[start Information supplied]

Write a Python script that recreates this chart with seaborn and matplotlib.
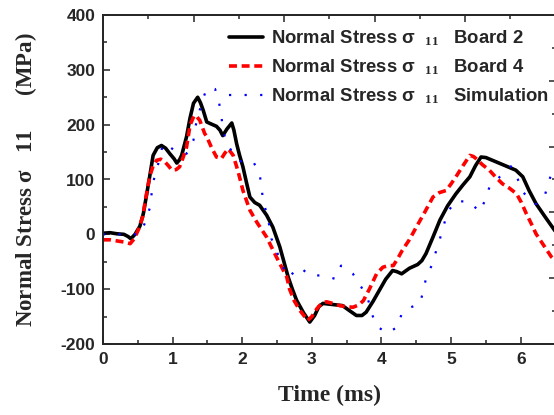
import numpy as np
import pandas as pd
import matplotlib
matplotlib.use("Agg")
import matplotlib.pyplot as plt
from matplotlib.ticker import MultipleLocator, NullFormatter, FixedLocator
import seaborn as sns

# ---------------- data ----------------
t_board2 = [0, 0.1, 0.2, 0.3, 0.36, 0.4, 0.46, 0.53, 0.58, 0.63, 0.67, 0.72, 0.78, 0.84, 0.9, 0.96,
            1.02, 1.06, 1.1, 1.13, 1.2, 1.25, 1.3, 1.36, 1.4, 1.44, 1.49, 1.54, 1.63, 1.68, 1.72, 1.78,
            1.85, 1.88, 1.92, 1.96, 2.01, 2.06, 2.11, 2.18, 2.25, 2.35, 2.44, 2.54, 2.66, 2.72, 2.78,
            2.88, 2.97, 3.04, 3.1, 3.16, 3.3, 3.44, 3.55, 3.64, 3.72, 3.78, 3.88, 3.97, 4.06, 4.16,
            4.22, 4.29, 4.4, 4.52, 4.58, 4.64, 4.74, 4.84, 4.95, 5.07, 5.17, 5.27, 5.35, 5.43, 5.5,
            5.65, 5.8, 5.93, 6.03, 6.12, 6.22, 6.35, 6.5]
s_board2 = [2, 3, 1, 0, -4, -8, 0, 15, 38, 75, 105, 144, 158, 162, 157, 147,
            138, 130, 136, 144, 178, 212, 239, 250, 240, 226, 205, 202, 197, 190, 180, 192,
            203, 190, 165, 145, 123, 95, 68, 58, 53, 35, 13, -23, -78, -100, -120,
            -143, -160, -148, -132, -126, -128, -130, -140, -148, -148, -142, -122, -102, -82, -66,
            -68, -72, -62, -55, -48, -35, -5, 26, 52, 74, 90, 105, 125, 141, 140,
            132, 124, 117, 105, 80, 56, 32, 5]

t_board4 = [0, 0.1, 0.2, 0.3, 0.39, 0.45, 0.52, 0.57, 0.62, 0.67, 0.72, 0.77, 0.83, 0.89, 0.94, 0.99,
            1.05, 1.1, 1.15, 1.2, 1.25, 1.31, 1.35, 1.39, 1.46, 1.49, 1.56, 1.63, 1.7, 1.75, 1.8,
            1.87, 1.94, 2.01, 2.11, 2.21, 2.35, 2.49, 2.64, 2.68, 2.75, 2.83, 2.94, 3.0, 3.07, 3.14,
            3.21, 3.3, 3.4, 3.5, 3.59, 3.67, 3.74, 3.83, 3.93, 4.02, 4.1, 4.17, 4.23, 4.3, 4.4, 4.5,
            4.62, 4.74, 4.83, 4.93, 5.0, 5.07, 5.17, 5.27, 5.32, 5.36, 5.45, 5.55, 5.65, 5.74, 5.84,
            5.94, 6.01, 6.08, 6.15, 6.22, 6.33, 6.44, 6.5]
s_board4 = [-10, -10, -12, -14, -17, -8, 12, 32, 70, 105, 125, 135, 137, 132, 125, 117,
            118, 123, 140, 159, 199, 217, 214, 208, 184, 178, 158, 141, 138, 148, 156,
            144, 115, 80, 44, 22, -5, -41, -78, -100, -122, -139, -157, -150, -136, -126,
            -123, -126, -130, -132, -133, -129, -121, -99, -72, -60, -57, -57, -45, -29, -10, 13,
            40, 68, 76, 80, 92, 105, 125, 144, 142, 138, 127, 117, 103, 92, 84,
            74, 58, 38, 20, 1, -20, -41, -48]

t_sim = [0, 0.2, 0.4, 0.53, 0.6, 0.67, 0.72, 0.82, 0.86, 0.95, 1.03, 1.12, 1.2, 1.3, 1.32, 1.42,
         1.49, 1.61, 1.66, 1.7, 1.72, 1.77, 1.88, 1.99, 2.16, 2.25, 2.3, 2.35, 2.4, 2.42, 2.49,
         2.56, 2.66, 2.83, 2.97, 3.16, 3.33, 3.42, 3.59, 3.71, 3.81, 3.86, 3.93, 4.09, 4.24, 4.29,
         4.4, 4.55, 4.6, 4.64, 4.72, 4.84, 4.95, 5.07, 5.27, 5.41, 5.5, 5.55, 5.7, 5.86, 5.96,
         6.03, 6.22, 6.34, 6.41, 6.5]
s_sim = [0, 0, 0, 0, 20, 47, 95, 141, 165, 160, 153, 150, 147, 172, 193, 241,
         266, 265, 245, 217, 193, 168, 145, 132, 132, 111, 62, 38, 10, -8, -29,
         -53, -78, -60, -75, -75, -81, -57, -72, -96, -120, -144, -168, -180, -168, -144,
         -134, -127, -104, -80, -57, -8, 41, 61, 59, 41, 65, 86, 105, 124, 100,
         77, 55, 68, 99, 130]

x_ticks = [0, 1, 2, 3, 4, 5, 6]
y_ticks = [-200, -100, 0, 100, 200, 300, 400]

# ---------------- style ----------------
sns.set_style("ticks")
plt.rcParams['font.family'] = ['Liberation Sans', 'DejaVu Sans']
plt.rcParams['font.weight'] = 'bold'
plt.rcParams['mathtext.fontset'] = 'custom'
plt.rcParams['mathtext.rm'] = 'Liberation Serif'
plt.rcParams['mathtext.it'] = 'Liberation Serif:italic'
plt.rcParams['mathtext.bf'] = 'Liberation Serif:bold'

fig = plt.figure(figsize=(5.54, 4.15), dpi=100)
ax = fig.add_axes([103/554, 71/415, 452.5/554, 329/415])

df2 = pd.DataFrame({"t": t_board2, "s": s_board2})
df4 = pd.DataFrame({"t": t_board4, "s": s_board4})
dfs = pd.DataFrame({"t": t_sim, "s": s_sim})

sns.lineplot(data=df2, x="t", y="s", ax=ax, color="black", lw=2.6, sort=False,
             estimator=None, label=r"Normal Stress σ  $_{\mathrm{11}}$   Board 2")
sns.lineplot(data=df4, x="t", y="s", ax=ax, color="#ff0000", lw=2.6, sort=False,
             estimator=None, label=r"Normal Stress σ  $_{\mathrm{11}}$   Board 4")
sns.lineplot(data=dfs, x="t", y="s", ax=ax, color="#0000ff", lw=1.6, sort=False,
             estimator=None, label=r"Normal Stress σ  $_{\mathrm{11}}$   Simulation")
lines = ax.get_lines()
lines[1].set_dashes((2.2, 1.3))
lines[2].set_dashes((1, 6))

ax.set_xlim(0, 6.5)
ax.set_ylim(-200, 400)
ax.xaxis.set_major_locator(FixedLocator(x_ticks))
ax.yaxis.set_major_locator(FixedLocator(y_ticks))
ax.xaxis.set_minor_locator(MultipleLocator(0.5))
ax.yaxis.set_minor_locator(MultipleLocator(50))
ax.set_xticklabels([str(v) for v in x_ticks])
ax.set_yticklabels([str(v) for v in y_ticks])
ax.tick_params(which='major', direction='in', length=5, width=1.1, labelsize=12.5, pad=5.5)
ax.tick_params(which='minor', direction='in', length=2.6, width=1.1)
for sp in ax.spines.values():
    sp.set_linewidth(1.1)
    sp.set_visible(True)

# top and right secondary scales (no labels)
axt = ax.twiny()
axt.set_xlim(0, 10)
axt.xaxis.set_major_locator(FixedLocator([2, 4, 6, 8]))
axt.xaxis.set_minor_locator(FixedLocator([1, 3, 5, 7, 9]))
axt.xaxis.set_major_formatter(NullFormatter())
axt.tick_params(which='major', direction='in', length=5, width=1.1)
axt.tick_params(which='minor', direction='in', length=3, width=1.1)
axr = ax.twinx()
axr.set_ylim(0, 10)
axr.yaxis.set_major_locator(FixedLocator([2, 4, 6, 8]))
axr.yaxis.set_minor_locator(FixedLocator([1, 3, 5, 7, 9]))
axr.yaxis.set_major_formatter(NullFormatter())
axr.tick_params(which='major', direction='in', length=5, width=1.1)
axr.tick_params(which='minor', direction='in', length=3, width=1.1)
for a in (axt, axr):
    for sp in a.spines.values():
        sp.set_linewidth(1.1)

ax.set_xlabel("Time (ms)", family=['Liberation Serif'], fontsize=17, fontweight='bold', va='top')
ax.set_ylabel(r"Normal Stress $\mathrm{σ}$   $\mathrm{11}$      (MPa)", family=['Liberation Serif'],
              fontsize=16.5, fontweight='bold', va='center')
ax.xaxis.set_label_coords(0.5, -0.125)
ax.yaxis.set_label_coords(-0.17, 0.5)

leg = ax.legend(loc='upper left', bbox_to_anchor=(0.262, 0.982), frameon=False,
                fontsize=13.3, handlelength=1.85, handletextpad=0.42, labelspacing=0.5,
                borderaxespad=0.0)
for txt in leg.get_texts():
    txt.set_fontweight('bold')

fig.savefig("out.png", dpi=100)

[end Information supplied]

What you have to do
Pictures excluded, repeat exactly the lines from the top of the material through the line with "import seaborn as sns", including both of those lines.

Exercise response
Write a Python script that recreates this chart with seaborn and matplotlib.
import numpy as np
import pandas as pd
import matplotlib
matplotlib.use("Agg")
import matplotlib.pyplot as plt
from matplotlib.ticker import MultipleLocator, NullFormatter, FixedLocator
import seaborn as sns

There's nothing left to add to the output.